The Broward County Code of Conduct identifies cheating as punishable by parent contact and eventually in-school suspension after repeated offenses. Despite the continuous warnings against academic falsity, students can’t help but notice their peers benefiting from the wrong.

“It makes me kind of frustrated that kids can cheat and get away with it. Teachers always tell us that it’ll pay off in the long run, but I don’t have any evidence of that now,” Abt said. “All I can see now is kids who cheat getting higher scores than me, and all I can think about is how that’s going to look in terms of GPA.”

Yet, Edgar and Robbins, who are able to identify the stress that instigates adolescents, introduce the predicament authorities find themselves in: how can they actually stop cheating?

“I’ve seen teachers find kids cheating and just give them detention.
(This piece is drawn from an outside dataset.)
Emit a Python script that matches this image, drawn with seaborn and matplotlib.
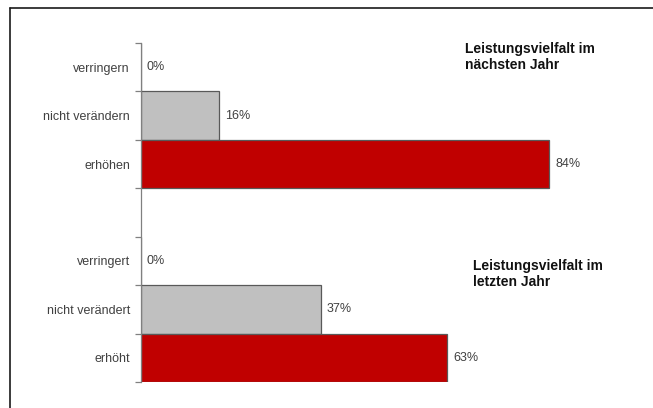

My parents used to tell me that when kids use to cheat, they would get expelled from their school,” sophomore Serinah John said.

Perhaps enforcing stricter rules against cheating could be a solution, but there is another side to be considered.

“It used to be that if you copied someone’s homework, that could be a problem,” Edgar said. “Now we have found over, and over, and over again that when students are caught cheating, there’s pushback from parents, and teachers are expected to prove that is was cheating.”

When teachers attempt to penalize cheating only to be continuously overturned, there is little incentive to pursue the matter further. Condense all these components of cheating, and students and educators alike are left with a general dissatisfaction with the education system.

“I have no choice at this point but to remain hopeful… that we reach a place in our society… [where] we don’t accept a lack on integrity as okay and dismiss it as a means to an end,” Edgar said. “Somehow in the school systems, we have to provide a structure or system where students don’t feel such pressure that they have to cheat.”

Both educators and students find themselves at a crossroad where neither party can be held fully accountable for the cheating problem as a whole. Until students are able to find pride and value in their work, the education system will remain flawed.